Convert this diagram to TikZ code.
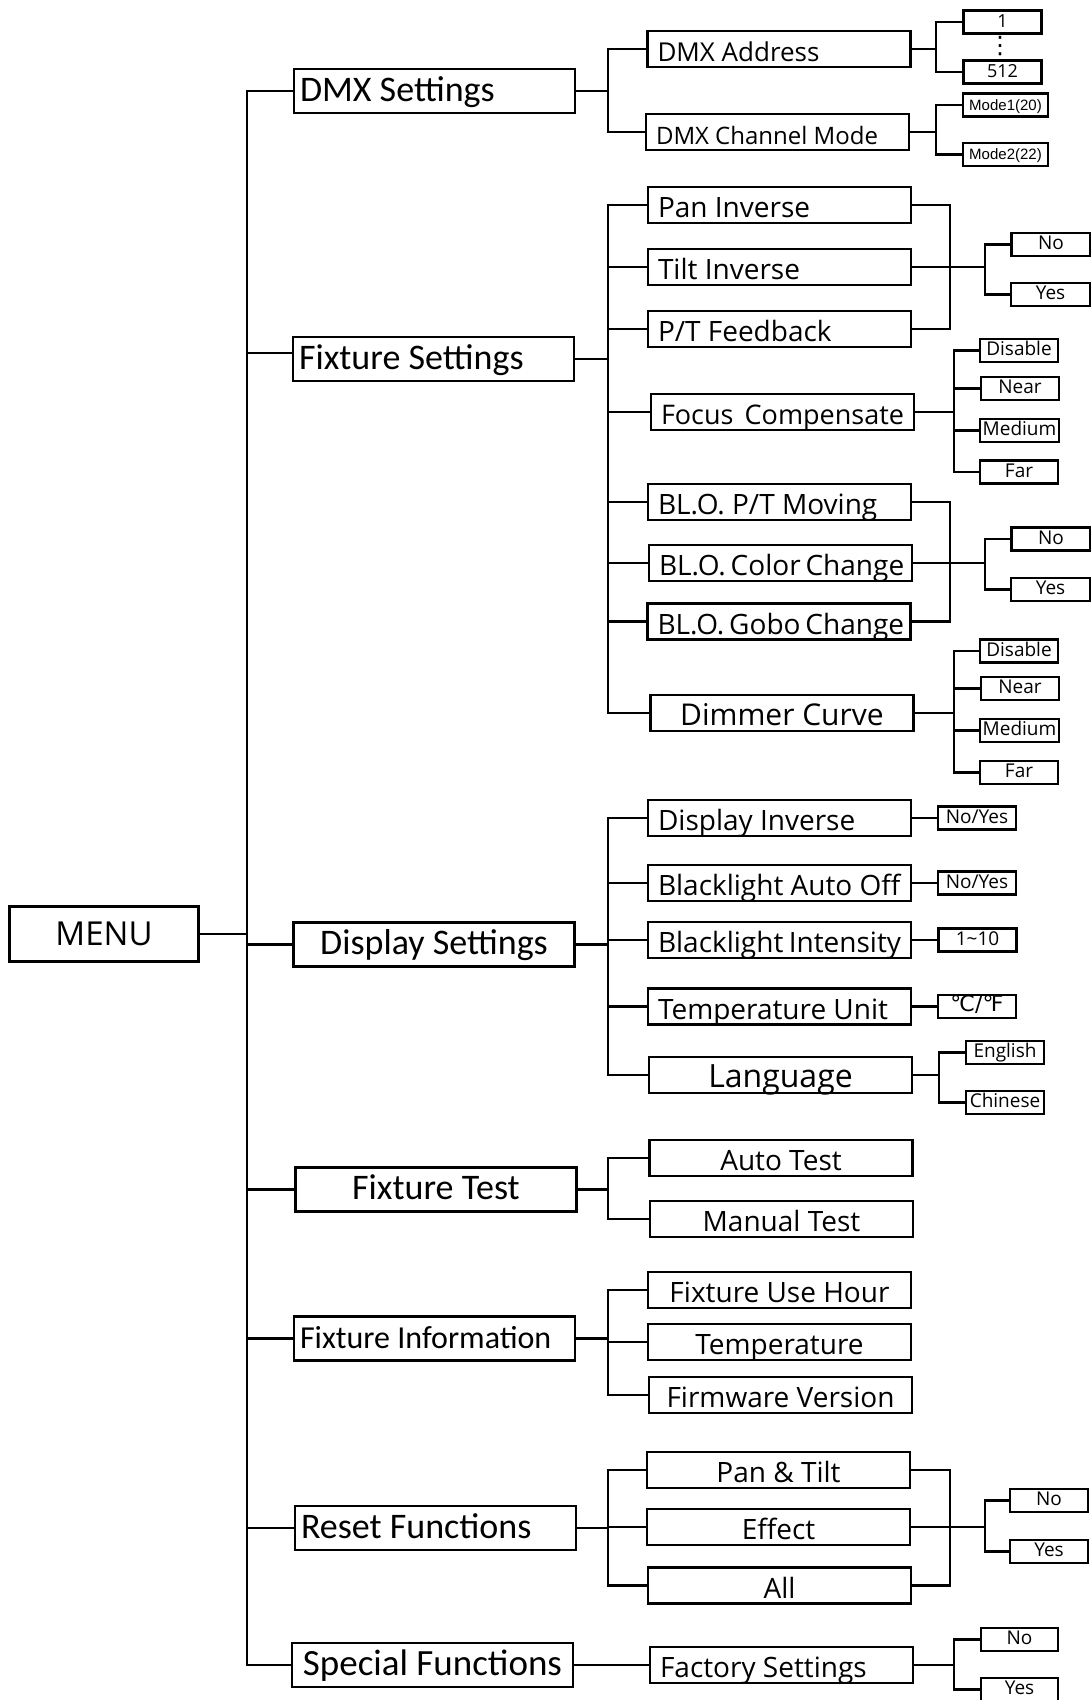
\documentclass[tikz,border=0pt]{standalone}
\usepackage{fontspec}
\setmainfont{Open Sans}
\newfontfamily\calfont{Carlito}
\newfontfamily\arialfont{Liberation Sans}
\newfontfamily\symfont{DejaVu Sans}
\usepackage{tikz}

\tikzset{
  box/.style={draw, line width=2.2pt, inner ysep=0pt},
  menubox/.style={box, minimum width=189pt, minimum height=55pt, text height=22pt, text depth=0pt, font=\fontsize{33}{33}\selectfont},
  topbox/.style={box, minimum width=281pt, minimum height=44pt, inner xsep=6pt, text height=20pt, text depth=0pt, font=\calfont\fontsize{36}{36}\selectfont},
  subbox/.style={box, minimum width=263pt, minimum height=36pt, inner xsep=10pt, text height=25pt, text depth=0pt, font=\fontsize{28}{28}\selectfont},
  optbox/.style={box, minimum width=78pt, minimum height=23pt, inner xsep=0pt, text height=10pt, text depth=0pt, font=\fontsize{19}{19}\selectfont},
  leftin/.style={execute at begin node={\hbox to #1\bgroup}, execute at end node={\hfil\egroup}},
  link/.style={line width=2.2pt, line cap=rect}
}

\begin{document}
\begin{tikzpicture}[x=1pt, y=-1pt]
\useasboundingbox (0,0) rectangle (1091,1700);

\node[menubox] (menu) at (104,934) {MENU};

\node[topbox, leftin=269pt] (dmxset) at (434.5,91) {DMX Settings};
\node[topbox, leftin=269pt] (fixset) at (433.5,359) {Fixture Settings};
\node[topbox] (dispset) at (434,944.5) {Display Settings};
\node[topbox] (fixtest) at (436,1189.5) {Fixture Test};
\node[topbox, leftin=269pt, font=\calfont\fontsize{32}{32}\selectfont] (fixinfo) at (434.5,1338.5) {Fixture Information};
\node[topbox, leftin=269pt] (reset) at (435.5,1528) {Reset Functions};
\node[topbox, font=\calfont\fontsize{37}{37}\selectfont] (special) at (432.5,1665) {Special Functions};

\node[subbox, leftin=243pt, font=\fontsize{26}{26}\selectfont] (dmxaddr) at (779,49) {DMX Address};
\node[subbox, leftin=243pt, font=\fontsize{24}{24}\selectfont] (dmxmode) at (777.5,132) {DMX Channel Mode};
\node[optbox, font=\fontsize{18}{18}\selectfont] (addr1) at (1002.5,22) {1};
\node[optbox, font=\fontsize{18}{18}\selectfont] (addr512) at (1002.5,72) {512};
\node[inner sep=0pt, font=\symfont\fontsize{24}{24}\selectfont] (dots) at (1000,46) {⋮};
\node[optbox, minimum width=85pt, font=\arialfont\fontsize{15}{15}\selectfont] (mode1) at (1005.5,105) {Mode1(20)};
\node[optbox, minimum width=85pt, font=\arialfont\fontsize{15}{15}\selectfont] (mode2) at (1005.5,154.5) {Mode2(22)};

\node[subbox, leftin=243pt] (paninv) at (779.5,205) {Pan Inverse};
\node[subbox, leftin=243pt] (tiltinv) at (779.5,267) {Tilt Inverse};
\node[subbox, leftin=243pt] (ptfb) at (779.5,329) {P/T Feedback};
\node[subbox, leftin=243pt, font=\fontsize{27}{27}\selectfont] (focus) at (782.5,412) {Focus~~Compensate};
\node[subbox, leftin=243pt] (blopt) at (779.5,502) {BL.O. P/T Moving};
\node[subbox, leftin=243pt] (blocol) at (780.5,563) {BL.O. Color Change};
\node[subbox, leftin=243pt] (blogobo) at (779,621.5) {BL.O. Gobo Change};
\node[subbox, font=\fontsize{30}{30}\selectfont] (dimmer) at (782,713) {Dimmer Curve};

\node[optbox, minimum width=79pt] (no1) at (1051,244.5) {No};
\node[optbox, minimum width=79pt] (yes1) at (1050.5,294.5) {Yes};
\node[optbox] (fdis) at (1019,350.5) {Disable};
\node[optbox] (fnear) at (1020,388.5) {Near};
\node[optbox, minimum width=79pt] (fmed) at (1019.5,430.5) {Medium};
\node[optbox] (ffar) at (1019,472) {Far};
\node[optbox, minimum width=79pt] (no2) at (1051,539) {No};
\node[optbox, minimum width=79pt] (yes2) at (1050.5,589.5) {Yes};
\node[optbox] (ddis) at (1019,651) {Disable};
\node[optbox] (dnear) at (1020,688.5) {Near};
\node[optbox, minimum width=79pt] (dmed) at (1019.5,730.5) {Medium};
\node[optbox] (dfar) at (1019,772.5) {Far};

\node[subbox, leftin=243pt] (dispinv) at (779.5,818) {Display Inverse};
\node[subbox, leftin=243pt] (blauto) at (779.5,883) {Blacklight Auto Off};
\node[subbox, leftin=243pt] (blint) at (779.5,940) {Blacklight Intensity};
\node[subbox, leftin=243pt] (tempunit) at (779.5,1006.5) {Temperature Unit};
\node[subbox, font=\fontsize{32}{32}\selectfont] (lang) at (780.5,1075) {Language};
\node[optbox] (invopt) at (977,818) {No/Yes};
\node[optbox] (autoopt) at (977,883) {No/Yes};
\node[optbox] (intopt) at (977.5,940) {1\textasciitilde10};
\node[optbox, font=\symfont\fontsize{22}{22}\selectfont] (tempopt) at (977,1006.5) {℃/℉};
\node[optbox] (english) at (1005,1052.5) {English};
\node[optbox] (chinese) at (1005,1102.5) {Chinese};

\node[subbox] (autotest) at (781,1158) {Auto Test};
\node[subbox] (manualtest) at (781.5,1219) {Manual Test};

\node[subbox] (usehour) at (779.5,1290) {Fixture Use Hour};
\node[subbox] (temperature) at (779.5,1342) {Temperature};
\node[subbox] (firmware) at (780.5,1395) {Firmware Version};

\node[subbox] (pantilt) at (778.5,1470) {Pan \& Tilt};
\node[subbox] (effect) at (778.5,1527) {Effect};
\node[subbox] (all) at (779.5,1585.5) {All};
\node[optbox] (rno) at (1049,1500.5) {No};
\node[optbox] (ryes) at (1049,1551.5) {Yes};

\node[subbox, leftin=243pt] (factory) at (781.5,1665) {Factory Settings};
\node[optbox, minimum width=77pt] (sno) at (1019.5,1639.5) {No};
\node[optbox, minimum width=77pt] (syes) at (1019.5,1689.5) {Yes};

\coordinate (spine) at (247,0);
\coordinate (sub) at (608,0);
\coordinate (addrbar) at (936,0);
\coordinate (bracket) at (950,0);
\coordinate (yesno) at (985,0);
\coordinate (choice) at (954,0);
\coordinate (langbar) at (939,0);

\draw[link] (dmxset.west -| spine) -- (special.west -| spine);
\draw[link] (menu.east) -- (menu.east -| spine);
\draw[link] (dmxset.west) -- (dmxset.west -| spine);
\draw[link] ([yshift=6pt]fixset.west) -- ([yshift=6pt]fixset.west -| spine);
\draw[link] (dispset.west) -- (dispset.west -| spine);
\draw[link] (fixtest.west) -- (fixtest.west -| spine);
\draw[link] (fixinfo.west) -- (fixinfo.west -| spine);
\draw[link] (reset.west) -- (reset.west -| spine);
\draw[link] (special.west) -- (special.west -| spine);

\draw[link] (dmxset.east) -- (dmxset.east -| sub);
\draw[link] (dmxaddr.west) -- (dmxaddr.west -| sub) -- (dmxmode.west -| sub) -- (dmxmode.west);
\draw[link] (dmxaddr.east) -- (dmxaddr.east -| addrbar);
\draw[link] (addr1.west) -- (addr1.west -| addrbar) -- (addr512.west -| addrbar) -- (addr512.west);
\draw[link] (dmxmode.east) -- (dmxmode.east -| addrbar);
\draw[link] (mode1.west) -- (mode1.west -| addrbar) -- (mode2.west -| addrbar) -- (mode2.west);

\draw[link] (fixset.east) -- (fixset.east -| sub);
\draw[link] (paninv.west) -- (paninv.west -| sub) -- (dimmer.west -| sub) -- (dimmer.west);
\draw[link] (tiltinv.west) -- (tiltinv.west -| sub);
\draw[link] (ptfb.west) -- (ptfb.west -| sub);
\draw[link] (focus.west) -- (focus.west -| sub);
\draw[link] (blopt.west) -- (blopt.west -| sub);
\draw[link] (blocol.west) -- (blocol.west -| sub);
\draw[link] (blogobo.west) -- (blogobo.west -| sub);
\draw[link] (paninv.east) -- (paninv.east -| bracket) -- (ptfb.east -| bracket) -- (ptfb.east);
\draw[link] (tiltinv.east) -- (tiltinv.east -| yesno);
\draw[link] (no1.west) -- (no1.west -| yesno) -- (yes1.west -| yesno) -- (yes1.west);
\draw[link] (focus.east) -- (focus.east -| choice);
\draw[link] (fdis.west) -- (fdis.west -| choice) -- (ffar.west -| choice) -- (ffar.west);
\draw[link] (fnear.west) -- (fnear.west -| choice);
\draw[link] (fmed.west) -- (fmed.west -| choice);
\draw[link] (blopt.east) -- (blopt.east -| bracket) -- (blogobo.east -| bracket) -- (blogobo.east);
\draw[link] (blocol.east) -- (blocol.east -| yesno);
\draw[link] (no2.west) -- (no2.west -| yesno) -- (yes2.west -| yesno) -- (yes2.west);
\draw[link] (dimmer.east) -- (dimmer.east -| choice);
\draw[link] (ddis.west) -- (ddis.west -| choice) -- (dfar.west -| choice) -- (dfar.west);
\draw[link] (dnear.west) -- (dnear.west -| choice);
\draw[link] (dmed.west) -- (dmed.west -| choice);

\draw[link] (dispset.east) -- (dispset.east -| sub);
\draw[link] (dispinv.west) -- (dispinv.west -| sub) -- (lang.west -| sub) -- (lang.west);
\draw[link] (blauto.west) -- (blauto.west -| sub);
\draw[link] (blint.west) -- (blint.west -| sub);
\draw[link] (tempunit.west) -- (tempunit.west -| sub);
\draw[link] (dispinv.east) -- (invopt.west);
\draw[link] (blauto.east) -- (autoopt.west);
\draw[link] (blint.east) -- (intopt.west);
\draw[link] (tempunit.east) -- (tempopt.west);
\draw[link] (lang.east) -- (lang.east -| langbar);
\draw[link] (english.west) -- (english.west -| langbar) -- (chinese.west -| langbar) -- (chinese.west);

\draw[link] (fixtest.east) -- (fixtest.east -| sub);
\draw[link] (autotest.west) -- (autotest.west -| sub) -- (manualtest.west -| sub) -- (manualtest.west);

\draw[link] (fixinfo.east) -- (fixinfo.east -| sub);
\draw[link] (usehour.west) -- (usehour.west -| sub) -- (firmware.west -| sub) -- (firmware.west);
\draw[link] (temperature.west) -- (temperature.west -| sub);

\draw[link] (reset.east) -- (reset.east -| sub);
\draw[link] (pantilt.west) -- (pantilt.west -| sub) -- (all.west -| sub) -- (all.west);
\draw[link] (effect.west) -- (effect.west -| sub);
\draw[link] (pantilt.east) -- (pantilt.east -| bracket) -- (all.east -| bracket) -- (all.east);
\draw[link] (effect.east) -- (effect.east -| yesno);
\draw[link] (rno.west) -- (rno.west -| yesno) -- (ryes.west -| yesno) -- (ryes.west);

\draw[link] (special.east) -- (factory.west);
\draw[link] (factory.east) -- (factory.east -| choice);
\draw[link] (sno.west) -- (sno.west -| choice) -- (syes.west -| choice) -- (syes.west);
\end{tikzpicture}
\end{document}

+ + + + +

▶ _The exercise_: Extract the lines exactly, please: the first line of the listing, the line with "(menu) at (104,934)", and every line between them, but no pictures.

▶ _Task response_:
Convert this diagram to TikZ code.
\documentclass[tikz,border=0pt]{standalone}
\usepackage{fontspec}
\setmainfont{Open Sans}
\newfontfamily\calfont{Carlito}
\newfontfamily\arialfont{Liberation Sans}
\newfontfamily\symfont{DejaVu Sans}
\usepackage{tikz}

\tikzset{
  box/.style={draw, line width=2.2pt, inner ysep=0pt},
  menubox/.style={box, minimum width=189pt, minimum height=55pt, text height=22pt, text depth=0pt, font=\fontsize{33}{33}\selectfont},
  topbox/.style={box, minimum width=281pt, minimum height=44pt, inner xsep=6pt, text height=20pt, text depth=0pt, font=\calfont\fontsize{36}{36}\selectfont},
  subbox/.style={box, minimum width=263pt, minimum height=36pt, inner xsep=10pt, text height=25pt, text depth=0pt, font=\fontsize{28}{28}\selectfont},
  optbox/.style={box, minimum width=78pt, minimum height=23pt, inner xsep=0pt, text height=10pt, text depth=0pt, font=\fontsize{19}{19}\selectfont},
  leftin/.style={execute at begin node={\hbox to #1\bgroup}, execute at end node={\hfil\egroup}},
  link/.style={line width=2.2pt, line cap=rect}
}

\begin{document}
\begin{tikzpicture}[x=1pt, y=-1pt]
\useasboundingbox (0,0) rectangle (1091,1700);

\node[menubox] (menu) at (104,934) {MENU};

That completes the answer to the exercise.